Foreword Review — Jan / Feb 2004
“For a moment Lorena could almost see Grandma running to greet them, her silver hair flying, and Grandpa greeting them in his full, almost shouting voice.” Memories can be confusing, even when they feel good: Grandma has passed away, causing the young Lorena to wonder about heaven.
One afternoon, as she and her grieving grandfather are poking through Grandma’s old trunk of personals, Grandpa says, “Come on m’ijita. I think it’s time this hat of Grandma’s saw the light of day.” Hand in hand, Lorena and Grandpa walk through Grandma’s garden: “His eyes were sparkling and a peaceful smile was back on his face.” They bring each other to a common ground, both beginning in their own ways to accept Grandma’s passing.

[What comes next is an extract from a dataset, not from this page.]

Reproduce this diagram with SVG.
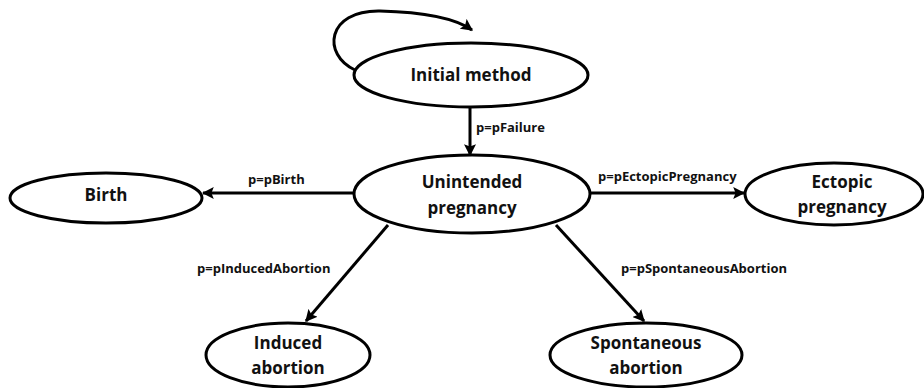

The author works in the field of education in California and develops her own inquisitive nature by working with children. She finds writing stories and poetry relaxing. This is her first published children’s book.
The illustrator, a member of the Central Texas Pastel Society, has attended many different schools of art and shown her work in several art galleries and collections. Her skills are evident in the illustrations that show the laugh lines on Grandpa’s face. No detail goes unnoticed. From the curly hair of the light gray poodle to the wrinkles in Lorena’s pink T-shirt, the illustrations pop, right down to the flowers in the garden. There is a lot for readers to look at, and it is all very pleasantly done.
This story, appropriate for children ages four to eight, could be a helpful tool for dealing with the passing of loved ones. The pain of loss, the confusion, the loving memories, and the acceptance of change are present in this story of memories and love. It taps the human emotions and can help young children to experience a healthy method of coping with death.